Questions have been raised about whether churches that sponsor political events are ignoring the establishment clause of the Bill of Rights, which requires the separation of church and state, as well as the Johnson amendment of the tax code, which prohibits tax-exempt churches and affiliated groups from participating in political campaigns for candidates running for public office.

Troy Flint, chief information officer for the California School Boards Association, said in the EdSource story that most of the energy invested in recruiting and training candidates for school boards originates  from conservative groups right of center.

Meanwhile, less is known about what Democrats are doing to recruit candidates. EdSource requests for comment directed to senior members of the California Democratic Party and its spokesperson were not returned, although Rusty Hicks, chair of the California Democratic Party, told CalMatters that the party is focused on state and federal races and leaves local races up to county chapters.

There are reportedly about 2,500 school board seats statewide up for election this year — and even as Steel reports crowded races in San Diego, Orange and west Riverside counties, where conservative groups are active, many school board seats across the state have only a single candidate. So, It’s an unknown at this stage if the conservative efforts to recruit school board members have indeed led more people to run for board spots in their respective districts.

Data from the San Francisco Chronicle reveal hundreds of school board races with only one candidate throughout the Bay Area, School board candidates are also headed into uncontested seats unopposed in communities such as San Luis Obispo, Elk Grove, Clovis, Anaheim and West Sacramento, according to Ballotpedia.

California School Boards Association President Susan Heredia said in the EdSource story that a substantial number of current school board members have decided not to run for re-election because they are exhausted from the amount of new information they have had to absorb during the COVID pandemic, not to mention the constant pressure exerted by parents and others who haven’t agreed with the COVID safety protocols required by the state.

“There is such pressure from the anti-vax and anti-mask collective to unseat incumbents that some incumbents are saying it’s just not worth it,” she said.

John Rogers, a professor of education at UCLA, told EdSource the state is at a dangerous inflection point when it comes to school board races and if people don’t pay attention to school board races — and vote in them — they could be left open to manipulation by outside funders.

“The extent to which school boards can be captured by anti-democratic interests is a real danger,” he said.
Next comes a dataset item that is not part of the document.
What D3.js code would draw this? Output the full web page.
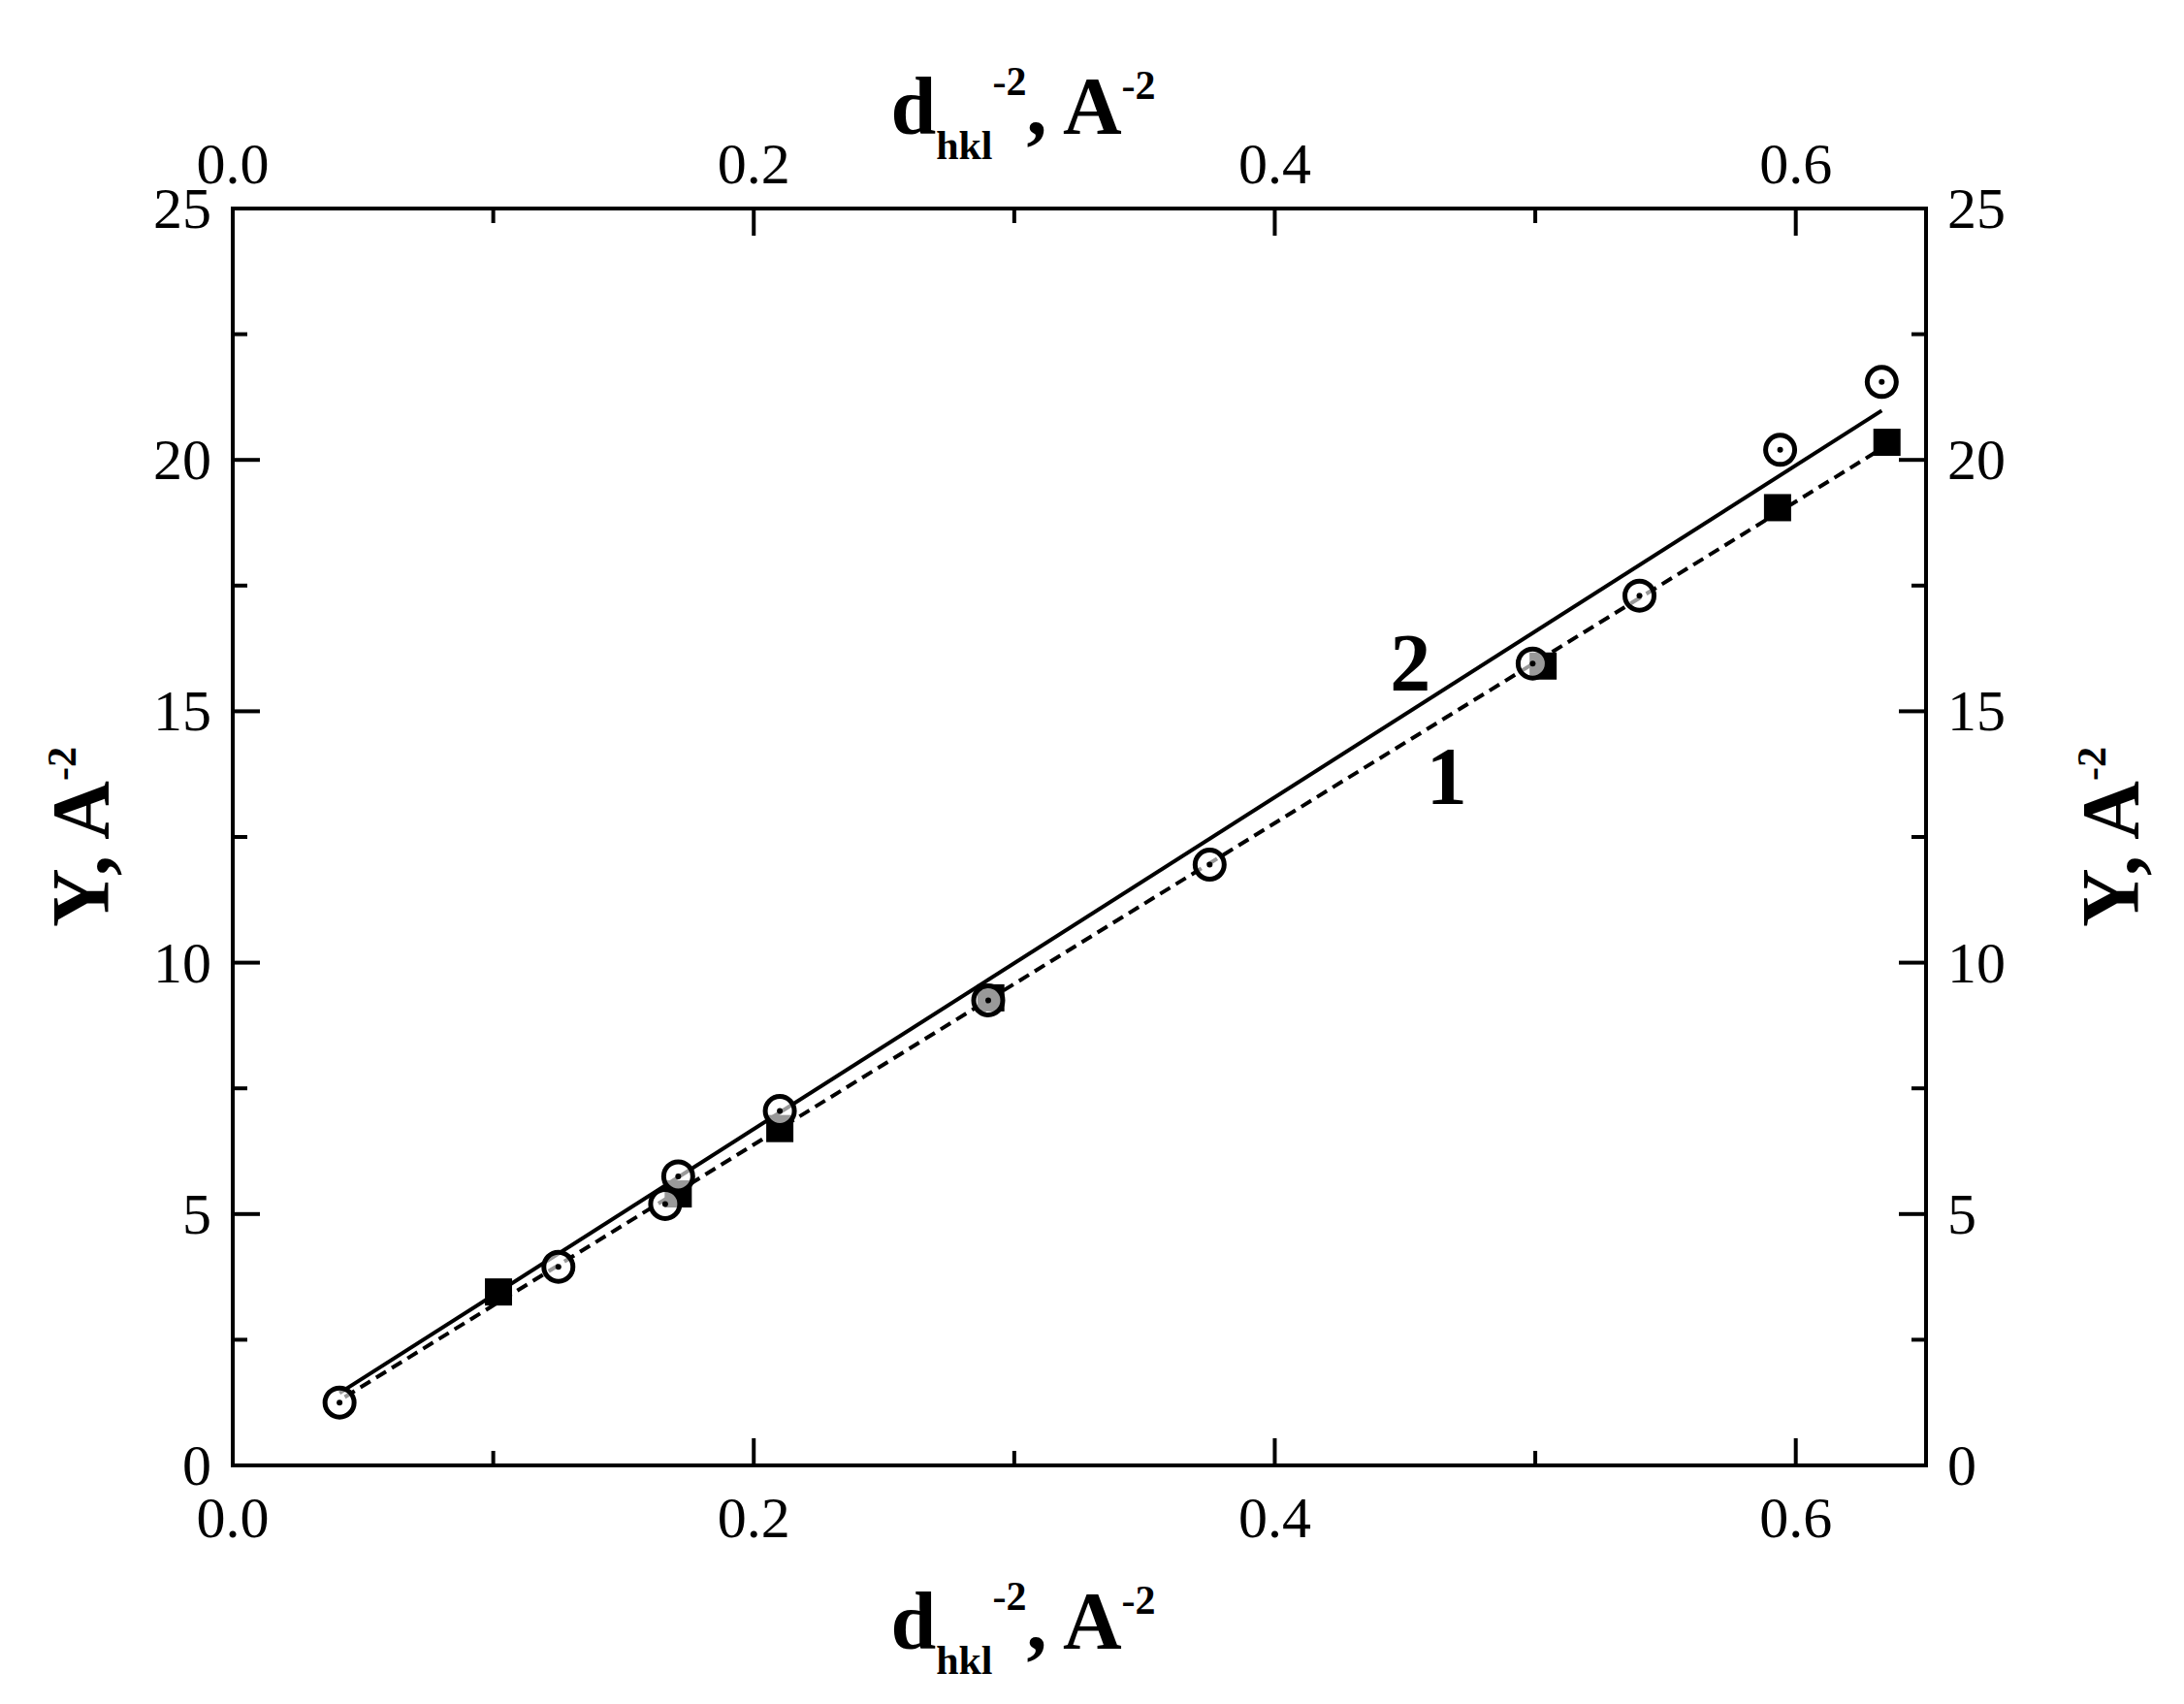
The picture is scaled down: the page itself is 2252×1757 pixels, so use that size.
<!DOCTYPE html>
<html><head><meta charset="utf-8">
<script src="https://cdn.jsdelivr.net/npm/d3@7"></script>
<style>body{margin:0;background:#fff}</style>
</head><body><svg></svg>
<script>
const circX = [0.041, 0.125, 0.166, 0.171, 0.21, 0.29, 0.375, 0.499, 0.54, 0.594, 0.633];
const circY = [1.25, 3.95, 5.2, 5.75, 7.05, 9.25, 11.95, 15.95, 17.3, 20.2, 21.55];
const sqX = [0.102, 0.171, 0.21, 0.291, 0.503, 0.593, 0.635];
const sqY = [3.45, 5.4, 6.7, 9.3, 15.9, 19.05, 20.35];
const line2X = [0.041, 0.633], line2Y = [1.44, 20.98];
const line1X = [0.043, 0.635], line1Y = [1.36, 20.29];
const xTicks = [0, 0.2, 0.4, 0.6], yTicks = [0, 5, 10, 15, 20, 25];

const W = 2252, H = 1757;
const L = 240, R = 1986, T = 215, B = 1511;
const svg = d3.select("svg").attr("width", W).attr("height", H);
const x = d3.scaleLinear().domain([0, 0.65]).range([L, R]);
const y = d3.scaleLinear().domain([0, 25]).range([B, T]);
const font = "'Liberation Serif', 'Times New Roman', serif";

// frame
svg.append("rect").attr("x", L).attr("y", T).attr("width", R - L).attr("height", B - T)
    .attr("fill", "none").attr("stroke", "#000").attr("stroke-width", 4);

// ticks (inward)
const xMinor = d3.range(0.1, 0.65, 0.2), yMinor = d3.range(2.5, 25, 5);
function ticks(vals, len) {
    vals.forEach(v => {
        [[B, -1], [T, 1]].forEach(([yy, s]) => svg.append("line")
            .attr("x1", x(v)).attr("x2", x(v)).attr("y1", yy).attr("y2", yy + s * len)
            .attr("stroke", "#000").attr("stroke-width", 4));
    });
}
ticks(xTicks, 28); ticks(xMinor, 15);
function yt(vals, len) {
    vals.forEach(v => {
        [[L, 1], [R, -1]].forEach(([xx, s]) => svg.append("line")
            .attr("y1", y(v)).attr("y2", y(v)).attr("x1", xx).attr("x2", xx + s * len)
            .attr("stroke", "#000").attr("stroke-width", 4));
    });
}
yt(yTicks, 28); yt(yMinor, 15);

const fmt = d3.format(".1f");
xTicks.forEach(v => {
    svg.append("text").attr("x", x(v)).attr("y", B + 74).attr("text-anchor", "middle")
        .attr("font-family", font).attr("font-size", 60).text(fmt(v));
    svg.append("text").attr("x", x(v)).attr("y", T - 26).attr("text-anchor", "middle")
        .attr("font-family", font).attr("font-size", 60).text(fmt(v));
});
yTicks.forEach(v => {
    svg.append("text").attr("x", L - 22).attr("y", y(v) + 20).attr("text-anchor", "end")
        .attr("font-family", font).attr("font-size", 60).text(v);
    svg.append("text").attr("x", R + 22).attr("y", y(v) + 20).attr("text-anchor", "start")
        .attr("font-family", font).attr("font-size", 60).text(v);
});

// axis titles
function dTitle(cy) {
    const t = svg.append("text").attr("x", 1055).attr("y", cy).attr("text-anchor", "middle")
        .attr("font-family", font).attr("font-size", 84).attr("font-weight", "bold");
    t.append("tspan").text("d");
    t.append("tspan").attr("font-size", 42).attr("dy", 26).text("hkl");
    t.append("tspan").attr("font-size", 42).attr("dy", -66).text("-2");
    t.append("tspan").attr("dy", 40).text(", A");
    t.append("tspan").attr("font-size", 42).attr("dy", -36).text("-2");
}
dTitle(1700); dTitle(138);
function yTitle(cx, rot) {
    const t = svg.append("text").attr("transform", `translate(${cx},${(T + B) / 2}) rotate(${rot})`)
        .attr("text-anchor", "middle").attr("font-family", font).attr("font-size", 84).attr("font-weight", "bold");
    t.append("tspan").text("Y, A");
    t.append("tspan").attr("font-size", 42).attr("dy", -34).text("-2");
}
yTitle(112, -90); yTitle(2205, -90);

// fit lines
const ln = d3.line().x(d => x(d[0])).y(d => y(d[1]));
svg.append("path").attr("d", ln(d3.zip(line1X, line1Y))).attr("fill", "none")
    .attr("stroke", "#000").attr("stroke-width", 4).attr("stroke-dasharray", "12,7");
svg.append("path").attr("d", ln(d3.zip(line2X, line2Y))).attr("fill", "none")
    .attr("stroke", "#000").attr("stroke-width", 4);

// squares
svg.selectAll(".sq").data(d3.zip(sqX, sqY)).enter().append("rect")
    .attr("x", d => x(d[0]) - 14).attr("y", d => y(d[1]) - 14)
    .attr("width", 28).attr("height", 28).attr("fill", "#000");
// circles
const cg = svg.selectAll(".c").data(d3.zip(circX, circY)).enter().append("g")
    .attr("transform", d => `translate(${x(d[0])},${y(d[1])})`);
cg.append("circle").attr("r", 15).attr("fill", "#fff").attr("fill-opacity", 0.6)
    .attr("stroke", "#000").attr("stroke-width", 5);
cg.append("circle").attr("r", 3).attr("fill", "#000");

// curve labels
svg.append("text").attr("x", x(0.452)).attr("y", y(15.96) + 28).attr("text-anchor", "middle")
    .attr("font-family", font).attr("font-size", 84).attr("font-weight", "bold").text("2");
svg.append("text").attr("x", x(0.466)).attr("y", y(13.7) + 28).attr("text-anchor", "middle")
    .attr("font-family", font).attr("font-size", 84).attr("font-weight", "bold").text("1");
</script></body></html>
Rogers asserts, on the other hand, that California school district leaders can reduce parent dissatisfaction with school boards if they make a better effort to invite diverse sectors of the community into the decision-making process instead of just making decisions themselves.

“There should be more opportunities for community members to come in to talk about issues of real concern that touch upon young people’s well-being,” he said, “and what kind of future we want to see together.”